Every line from the beginning of the records below up to the one holding "from matplotlib.patches import Rectangle" should be quoted exactly; leave out the rest.

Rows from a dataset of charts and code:
# # # #
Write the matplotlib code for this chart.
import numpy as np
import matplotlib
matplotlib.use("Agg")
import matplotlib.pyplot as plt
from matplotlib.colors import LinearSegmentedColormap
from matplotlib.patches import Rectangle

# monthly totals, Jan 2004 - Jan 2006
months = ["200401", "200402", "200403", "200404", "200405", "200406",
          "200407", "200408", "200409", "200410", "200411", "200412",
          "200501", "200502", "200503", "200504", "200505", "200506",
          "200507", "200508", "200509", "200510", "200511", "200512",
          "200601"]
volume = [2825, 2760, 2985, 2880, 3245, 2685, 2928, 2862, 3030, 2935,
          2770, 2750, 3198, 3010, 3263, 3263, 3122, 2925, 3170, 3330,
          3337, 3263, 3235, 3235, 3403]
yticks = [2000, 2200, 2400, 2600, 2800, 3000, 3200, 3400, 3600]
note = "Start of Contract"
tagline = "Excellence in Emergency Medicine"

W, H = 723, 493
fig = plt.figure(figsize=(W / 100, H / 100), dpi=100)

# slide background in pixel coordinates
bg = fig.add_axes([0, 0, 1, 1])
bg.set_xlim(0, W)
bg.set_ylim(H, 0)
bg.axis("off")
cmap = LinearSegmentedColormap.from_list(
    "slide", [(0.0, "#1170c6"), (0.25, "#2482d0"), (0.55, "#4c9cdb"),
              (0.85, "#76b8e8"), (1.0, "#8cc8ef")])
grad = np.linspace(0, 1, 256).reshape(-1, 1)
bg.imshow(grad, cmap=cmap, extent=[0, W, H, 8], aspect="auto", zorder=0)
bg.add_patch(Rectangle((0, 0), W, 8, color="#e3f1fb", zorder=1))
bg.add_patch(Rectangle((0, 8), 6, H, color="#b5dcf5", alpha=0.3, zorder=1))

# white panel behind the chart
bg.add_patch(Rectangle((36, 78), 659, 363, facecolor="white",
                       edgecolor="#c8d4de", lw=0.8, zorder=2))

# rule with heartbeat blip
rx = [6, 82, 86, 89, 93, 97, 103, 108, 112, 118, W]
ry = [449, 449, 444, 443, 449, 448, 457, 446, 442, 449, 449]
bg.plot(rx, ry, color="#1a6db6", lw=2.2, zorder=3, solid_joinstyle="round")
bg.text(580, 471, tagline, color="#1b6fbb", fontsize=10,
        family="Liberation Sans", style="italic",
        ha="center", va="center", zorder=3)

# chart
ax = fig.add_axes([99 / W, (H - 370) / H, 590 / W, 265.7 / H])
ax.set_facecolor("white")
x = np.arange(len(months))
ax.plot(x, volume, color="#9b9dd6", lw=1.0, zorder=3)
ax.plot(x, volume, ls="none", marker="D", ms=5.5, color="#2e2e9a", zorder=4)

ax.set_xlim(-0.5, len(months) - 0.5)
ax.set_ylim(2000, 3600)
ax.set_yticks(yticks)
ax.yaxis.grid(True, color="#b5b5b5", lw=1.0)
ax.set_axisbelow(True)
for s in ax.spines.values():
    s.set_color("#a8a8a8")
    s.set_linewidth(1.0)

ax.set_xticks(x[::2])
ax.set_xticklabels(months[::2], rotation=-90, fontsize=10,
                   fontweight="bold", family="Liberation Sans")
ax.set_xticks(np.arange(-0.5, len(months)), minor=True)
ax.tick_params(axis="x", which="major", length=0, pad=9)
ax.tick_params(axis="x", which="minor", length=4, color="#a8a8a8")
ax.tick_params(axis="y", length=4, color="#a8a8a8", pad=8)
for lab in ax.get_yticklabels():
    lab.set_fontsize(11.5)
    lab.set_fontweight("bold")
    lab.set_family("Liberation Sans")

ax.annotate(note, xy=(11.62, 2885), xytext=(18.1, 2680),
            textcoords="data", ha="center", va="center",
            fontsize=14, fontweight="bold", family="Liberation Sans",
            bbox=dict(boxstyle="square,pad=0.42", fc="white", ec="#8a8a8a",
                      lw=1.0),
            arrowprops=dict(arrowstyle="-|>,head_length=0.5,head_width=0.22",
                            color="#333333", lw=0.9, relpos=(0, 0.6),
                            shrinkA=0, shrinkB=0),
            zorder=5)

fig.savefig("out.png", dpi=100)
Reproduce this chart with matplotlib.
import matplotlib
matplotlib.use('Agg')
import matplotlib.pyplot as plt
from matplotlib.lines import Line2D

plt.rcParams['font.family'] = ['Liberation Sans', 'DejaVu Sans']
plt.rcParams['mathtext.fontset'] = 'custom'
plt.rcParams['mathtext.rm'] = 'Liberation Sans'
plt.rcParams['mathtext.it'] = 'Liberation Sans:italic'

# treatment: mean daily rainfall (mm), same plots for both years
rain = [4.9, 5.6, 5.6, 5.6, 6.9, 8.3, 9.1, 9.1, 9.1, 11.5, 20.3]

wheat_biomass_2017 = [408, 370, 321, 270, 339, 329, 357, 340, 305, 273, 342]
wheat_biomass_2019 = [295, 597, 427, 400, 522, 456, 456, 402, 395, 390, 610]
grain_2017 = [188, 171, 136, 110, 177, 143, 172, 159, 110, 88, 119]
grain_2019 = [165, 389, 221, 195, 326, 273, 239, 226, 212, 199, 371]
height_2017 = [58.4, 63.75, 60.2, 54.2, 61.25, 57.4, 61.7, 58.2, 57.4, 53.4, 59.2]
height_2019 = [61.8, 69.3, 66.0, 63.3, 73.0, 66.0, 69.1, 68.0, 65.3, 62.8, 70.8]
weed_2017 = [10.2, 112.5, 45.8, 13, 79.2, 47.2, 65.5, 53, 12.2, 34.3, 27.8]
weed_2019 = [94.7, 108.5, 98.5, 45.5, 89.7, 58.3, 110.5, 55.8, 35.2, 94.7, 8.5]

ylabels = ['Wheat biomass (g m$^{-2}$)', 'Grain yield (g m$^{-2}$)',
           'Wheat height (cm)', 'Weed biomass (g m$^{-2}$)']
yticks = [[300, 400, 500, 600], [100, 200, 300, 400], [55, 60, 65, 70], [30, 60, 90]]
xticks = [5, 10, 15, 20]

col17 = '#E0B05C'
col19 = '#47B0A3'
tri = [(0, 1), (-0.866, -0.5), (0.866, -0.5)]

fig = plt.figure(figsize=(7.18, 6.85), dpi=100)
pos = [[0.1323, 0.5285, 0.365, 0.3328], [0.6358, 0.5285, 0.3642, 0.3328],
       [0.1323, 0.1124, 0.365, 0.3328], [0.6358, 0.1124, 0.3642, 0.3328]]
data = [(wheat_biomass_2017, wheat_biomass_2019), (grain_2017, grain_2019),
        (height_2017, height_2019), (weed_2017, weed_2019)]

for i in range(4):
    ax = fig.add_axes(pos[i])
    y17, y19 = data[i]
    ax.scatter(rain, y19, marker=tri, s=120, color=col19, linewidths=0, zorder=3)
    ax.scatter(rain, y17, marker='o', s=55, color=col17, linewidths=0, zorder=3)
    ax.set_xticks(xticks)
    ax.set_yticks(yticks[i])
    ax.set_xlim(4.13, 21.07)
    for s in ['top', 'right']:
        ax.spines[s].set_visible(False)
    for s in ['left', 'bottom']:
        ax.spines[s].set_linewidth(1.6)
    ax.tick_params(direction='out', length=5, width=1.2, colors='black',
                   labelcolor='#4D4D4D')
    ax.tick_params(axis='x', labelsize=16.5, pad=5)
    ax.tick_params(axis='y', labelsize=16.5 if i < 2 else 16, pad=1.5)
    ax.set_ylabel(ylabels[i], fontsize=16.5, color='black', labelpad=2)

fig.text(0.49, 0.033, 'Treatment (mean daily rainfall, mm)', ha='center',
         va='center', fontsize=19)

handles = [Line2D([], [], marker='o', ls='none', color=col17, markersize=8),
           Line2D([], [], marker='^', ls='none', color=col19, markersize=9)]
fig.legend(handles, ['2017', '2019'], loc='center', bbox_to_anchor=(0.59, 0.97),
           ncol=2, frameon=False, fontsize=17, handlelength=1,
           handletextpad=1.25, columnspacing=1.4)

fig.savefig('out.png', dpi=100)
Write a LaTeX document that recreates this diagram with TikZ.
# # # #
▸ **Task output**
Write the matplotlib code for this chart.
import numpy as np
import matplotlib
matplotlib.use("Agg")
import matplotlib.pyplot as plt
from matplotlib.colors import LinearSegmentedColormap
from matplotlib.patches import Rectangle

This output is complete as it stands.